» **WHAT THE EXERCISE ASKS**:
Say how many lines contain the word "this" and give no other text.

» **RECORD SET**:
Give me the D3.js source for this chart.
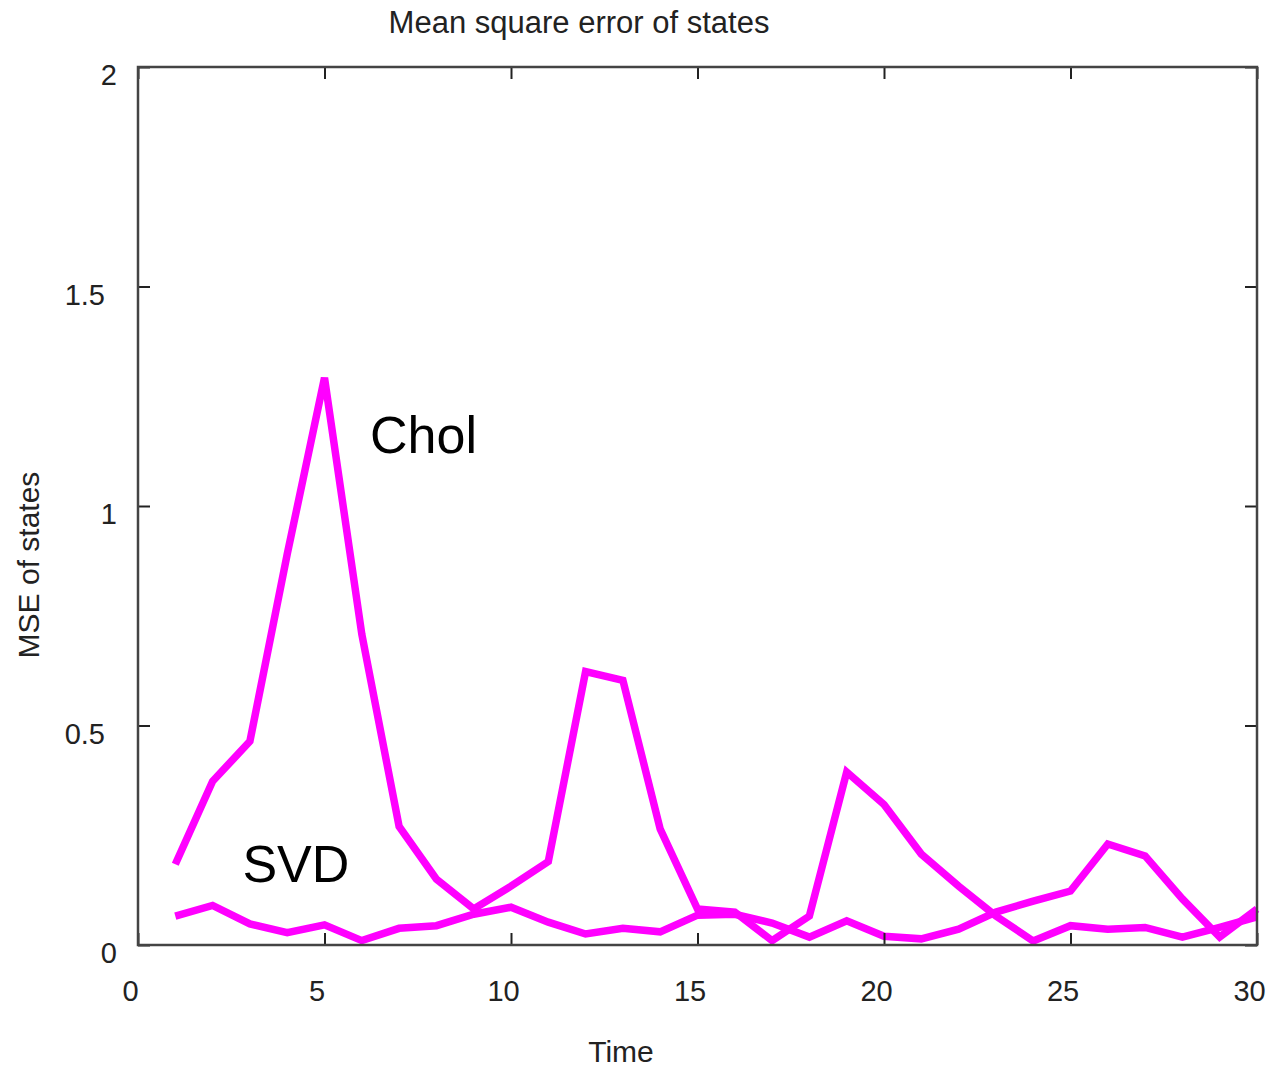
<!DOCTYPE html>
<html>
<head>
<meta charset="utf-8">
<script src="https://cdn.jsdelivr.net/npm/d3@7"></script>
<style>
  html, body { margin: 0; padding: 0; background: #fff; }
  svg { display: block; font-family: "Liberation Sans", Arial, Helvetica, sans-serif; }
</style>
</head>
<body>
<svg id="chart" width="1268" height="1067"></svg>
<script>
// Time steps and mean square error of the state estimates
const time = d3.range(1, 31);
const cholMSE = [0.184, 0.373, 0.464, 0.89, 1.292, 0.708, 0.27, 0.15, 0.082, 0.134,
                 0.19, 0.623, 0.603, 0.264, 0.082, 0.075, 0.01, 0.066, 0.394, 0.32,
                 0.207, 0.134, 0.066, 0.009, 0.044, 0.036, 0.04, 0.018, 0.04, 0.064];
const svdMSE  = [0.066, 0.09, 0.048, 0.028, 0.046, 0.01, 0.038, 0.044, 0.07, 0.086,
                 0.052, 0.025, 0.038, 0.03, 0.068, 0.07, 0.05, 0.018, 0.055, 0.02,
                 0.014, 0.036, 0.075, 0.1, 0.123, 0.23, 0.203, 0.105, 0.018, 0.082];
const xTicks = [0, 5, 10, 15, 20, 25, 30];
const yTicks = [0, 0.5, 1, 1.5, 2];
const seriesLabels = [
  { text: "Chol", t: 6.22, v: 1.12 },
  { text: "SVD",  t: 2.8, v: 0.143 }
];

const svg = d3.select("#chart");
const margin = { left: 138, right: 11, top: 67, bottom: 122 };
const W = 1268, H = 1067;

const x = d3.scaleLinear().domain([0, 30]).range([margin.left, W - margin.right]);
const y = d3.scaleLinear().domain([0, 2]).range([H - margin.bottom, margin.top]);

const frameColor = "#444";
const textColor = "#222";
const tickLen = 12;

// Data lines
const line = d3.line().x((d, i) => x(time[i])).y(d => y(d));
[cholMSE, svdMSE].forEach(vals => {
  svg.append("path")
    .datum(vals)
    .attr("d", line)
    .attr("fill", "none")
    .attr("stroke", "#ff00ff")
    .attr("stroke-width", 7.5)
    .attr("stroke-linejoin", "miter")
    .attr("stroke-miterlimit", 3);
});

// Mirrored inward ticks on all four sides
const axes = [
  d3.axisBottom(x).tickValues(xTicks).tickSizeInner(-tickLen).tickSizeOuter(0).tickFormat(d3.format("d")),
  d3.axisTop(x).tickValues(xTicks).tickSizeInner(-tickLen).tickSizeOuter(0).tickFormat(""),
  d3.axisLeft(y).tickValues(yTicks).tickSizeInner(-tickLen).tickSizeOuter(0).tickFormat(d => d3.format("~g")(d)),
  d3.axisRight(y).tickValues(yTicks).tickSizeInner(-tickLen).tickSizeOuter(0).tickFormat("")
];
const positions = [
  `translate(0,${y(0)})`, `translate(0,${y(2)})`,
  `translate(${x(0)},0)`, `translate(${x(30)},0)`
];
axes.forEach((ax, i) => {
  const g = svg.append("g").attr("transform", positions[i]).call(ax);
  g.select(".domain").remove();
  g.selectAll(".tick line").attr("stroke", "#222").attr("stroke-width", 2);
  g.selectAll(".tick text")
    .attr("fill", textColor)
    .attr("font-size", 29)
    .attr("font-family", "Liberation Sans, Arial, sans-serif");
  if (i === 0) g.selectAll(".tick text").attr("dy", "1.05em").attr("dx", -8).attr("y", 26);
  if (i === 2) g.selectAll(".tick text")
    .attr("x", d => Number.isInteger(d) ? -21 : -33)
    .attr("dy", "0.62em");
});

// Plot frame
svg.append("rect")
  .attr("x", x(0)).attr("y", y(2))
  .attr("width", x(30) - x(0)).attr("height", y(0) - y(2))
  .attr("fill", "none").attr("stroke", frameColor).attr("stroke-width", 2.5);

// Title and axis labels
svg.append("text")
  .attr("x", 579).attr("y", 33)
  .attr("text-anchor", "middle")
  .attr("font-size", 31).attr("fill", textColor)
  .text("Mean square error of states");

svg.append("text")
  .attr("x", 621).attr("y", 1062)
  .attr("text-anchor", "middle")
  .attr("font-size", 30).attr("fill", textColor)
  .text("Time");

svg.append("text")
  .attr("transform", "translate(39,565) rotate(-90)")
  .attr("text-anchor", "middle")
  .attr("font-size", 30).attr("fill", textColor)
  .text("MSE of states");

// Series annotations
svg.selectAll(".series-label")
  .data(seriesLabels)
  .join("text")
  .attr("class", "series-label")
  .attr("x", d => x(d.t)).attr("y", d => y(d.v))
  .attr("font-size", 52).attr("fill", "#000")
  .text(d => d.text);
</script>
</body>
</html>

* * *

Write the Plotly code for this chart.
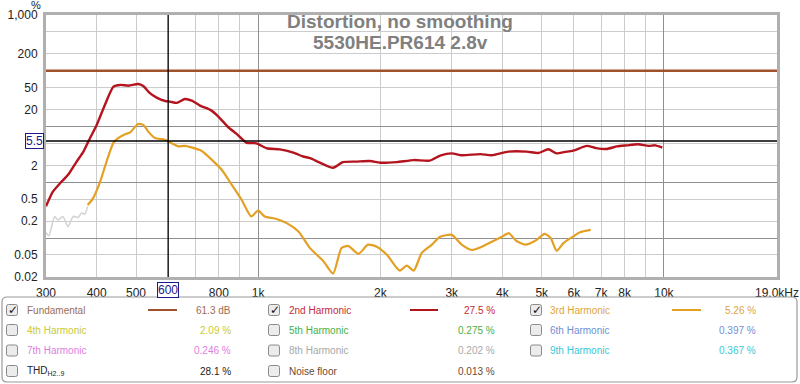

==

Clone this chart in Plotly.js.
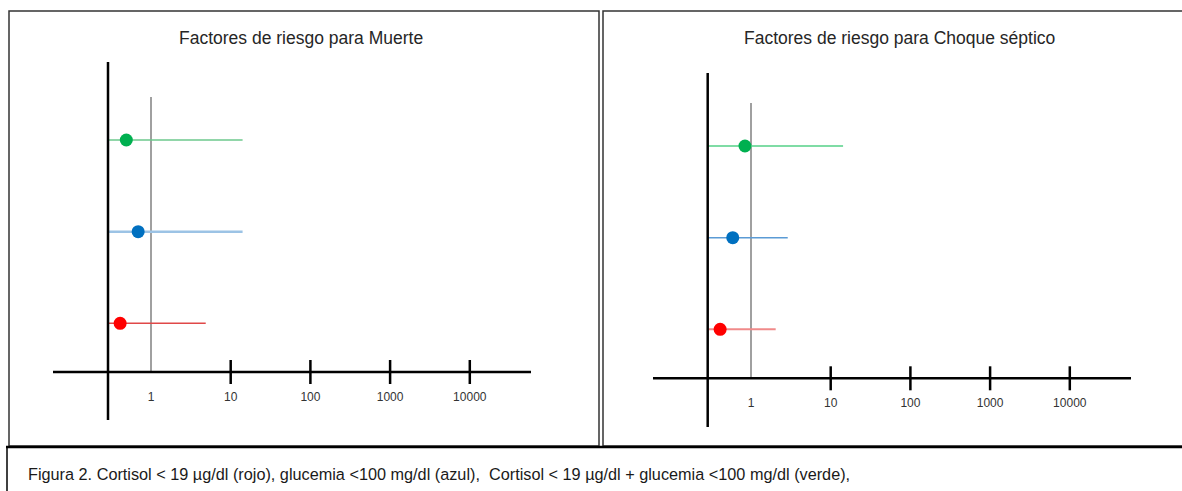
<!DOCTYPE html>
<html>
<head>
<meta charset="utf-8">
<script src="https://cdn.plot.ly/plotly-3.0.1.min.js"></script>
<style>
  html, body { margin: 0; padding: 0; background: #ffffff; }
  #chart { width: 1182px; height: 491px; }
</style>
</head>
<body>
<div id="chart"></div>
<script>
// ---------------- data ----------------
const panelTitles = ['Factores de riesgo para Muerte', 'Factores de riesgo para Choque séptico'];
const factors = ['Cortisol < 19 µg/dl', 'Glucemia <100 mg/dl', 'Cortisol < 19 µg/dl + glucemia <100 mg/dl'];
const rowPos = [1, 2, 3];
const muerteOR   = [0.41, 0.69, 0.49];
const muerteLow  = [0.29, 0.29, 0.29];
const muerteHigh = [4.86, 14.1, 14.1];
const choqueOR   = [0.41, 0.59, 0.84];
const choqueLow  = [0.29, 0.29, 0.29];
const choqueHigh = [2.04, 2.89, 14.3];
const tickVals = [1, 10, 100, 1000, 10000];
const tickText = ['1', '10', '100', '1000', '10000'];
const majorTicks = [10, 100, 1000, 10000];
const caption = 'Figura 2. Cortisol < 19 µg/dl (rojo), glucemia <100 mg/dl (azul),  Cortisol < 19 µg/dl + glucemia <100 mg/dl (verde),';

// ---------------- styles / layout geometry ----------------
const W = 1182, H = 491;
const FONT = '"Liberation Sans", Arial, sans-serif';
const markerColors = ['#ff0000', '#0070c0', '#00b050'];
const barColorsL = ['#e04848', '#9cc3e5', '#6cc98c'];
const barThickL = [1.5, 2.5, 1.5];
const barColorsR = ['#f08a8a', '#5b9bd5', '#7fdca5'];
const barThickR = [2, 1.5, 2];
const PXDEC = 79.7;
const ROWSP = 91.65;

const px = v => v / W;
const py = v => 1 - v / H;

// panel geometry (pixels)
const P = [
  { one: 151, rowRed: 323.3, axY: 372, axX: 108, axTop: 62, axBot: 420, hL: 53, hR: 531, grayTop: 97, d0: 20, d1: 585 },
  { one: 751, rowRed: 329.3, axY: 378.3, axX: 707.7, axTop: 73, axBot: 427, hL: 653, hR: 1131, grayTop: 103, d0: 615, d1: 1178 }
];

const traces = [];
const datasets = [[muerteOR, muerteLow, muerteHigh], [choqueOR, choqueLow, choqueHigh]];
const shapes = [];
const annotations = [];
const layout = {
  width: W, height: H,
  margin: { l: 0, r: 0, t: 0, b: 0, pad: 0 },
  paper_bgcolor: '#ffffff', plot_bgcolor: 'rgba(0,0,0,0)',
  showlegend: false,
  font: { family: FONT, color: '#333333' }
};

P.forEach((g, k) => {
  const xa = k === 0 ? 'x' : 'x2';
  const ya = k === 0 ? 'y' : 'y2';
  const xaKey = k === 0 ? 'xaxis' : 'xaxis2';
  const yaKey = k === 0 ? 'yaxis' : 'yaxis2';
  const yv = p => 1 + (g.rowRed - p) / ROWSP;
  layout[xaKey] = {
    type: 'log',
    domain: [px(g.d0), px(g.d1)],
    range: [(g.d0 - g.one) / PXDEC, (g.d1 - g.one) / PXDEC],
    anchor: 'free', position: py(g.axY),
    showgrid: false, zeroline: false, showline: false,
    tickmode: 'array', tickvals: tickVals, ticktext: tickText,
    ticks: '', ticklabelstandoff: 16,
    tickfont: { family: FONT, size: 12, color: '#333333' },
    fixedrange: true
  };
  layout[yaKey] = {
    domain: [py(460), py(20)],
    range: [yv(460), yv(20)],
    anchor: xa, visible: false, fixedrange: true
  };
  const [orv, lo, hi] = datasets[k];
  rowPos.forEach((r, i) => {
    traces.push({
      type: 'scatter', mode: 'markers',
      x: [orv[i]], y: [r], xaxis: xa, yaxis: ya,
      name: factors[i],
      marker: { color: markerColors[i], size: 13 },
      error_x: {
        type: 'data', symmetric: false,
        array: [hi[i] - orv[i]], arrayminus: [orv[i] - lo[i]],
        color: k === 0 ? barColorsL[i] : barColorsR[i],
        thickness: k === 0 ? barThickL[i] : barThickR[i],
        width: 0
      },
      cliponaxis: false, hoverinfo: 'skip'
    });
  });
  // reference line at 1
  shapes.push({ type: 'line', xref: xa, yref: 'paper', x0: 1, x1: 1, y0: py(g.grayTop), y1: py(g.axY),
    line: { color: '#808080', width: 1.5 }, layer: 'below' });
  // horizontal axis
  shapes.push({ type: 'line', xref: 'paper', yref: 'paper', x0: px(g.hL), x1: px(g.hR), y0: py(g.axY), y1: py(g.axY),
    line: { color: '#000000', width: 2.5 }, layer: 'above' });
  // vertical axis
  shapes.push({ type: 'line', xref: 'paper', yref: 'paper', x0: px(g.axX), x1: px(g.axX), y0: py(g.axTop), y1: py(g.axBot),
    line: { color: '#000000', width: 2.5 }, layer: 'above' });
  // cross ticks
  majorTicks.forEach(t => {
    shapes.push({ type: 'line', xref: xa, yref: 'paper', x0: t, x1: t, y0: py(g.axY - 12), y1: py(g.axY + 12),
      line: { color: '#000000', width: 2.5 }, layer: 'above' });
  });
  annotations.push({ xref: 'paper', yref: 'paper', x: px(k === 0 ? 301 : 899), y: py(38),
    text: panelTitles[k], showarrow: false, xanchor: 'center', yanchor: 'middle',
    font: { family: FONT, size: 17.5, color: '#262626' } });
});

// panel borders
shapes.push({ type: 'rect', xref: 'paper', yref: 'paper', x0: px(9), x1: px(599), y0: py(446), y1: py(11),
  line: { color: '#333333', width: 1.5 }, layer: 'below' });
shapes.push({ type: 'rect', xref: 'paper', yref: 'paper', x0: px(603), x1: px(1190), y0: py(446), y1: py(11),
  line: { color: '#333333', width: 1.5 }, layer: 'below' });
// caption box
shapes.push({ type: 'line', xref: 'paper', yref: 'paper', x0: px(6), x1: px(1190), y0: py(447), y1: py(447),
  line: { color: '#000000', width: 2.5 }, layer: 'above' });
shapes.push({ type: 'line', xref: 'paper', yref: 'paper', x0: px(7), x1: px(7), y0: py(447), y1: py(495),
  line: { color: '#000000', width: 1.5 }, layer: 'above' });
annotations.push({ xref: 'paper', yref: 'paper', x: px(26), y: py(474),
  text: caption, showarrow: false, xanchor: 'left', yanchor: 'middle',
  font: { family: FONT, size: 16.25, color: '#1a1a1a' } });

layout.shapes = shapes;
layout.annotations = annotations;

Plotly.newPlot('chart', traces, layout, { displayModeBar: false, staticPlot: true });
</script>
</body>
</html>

» **TASK SOLUTION**:
3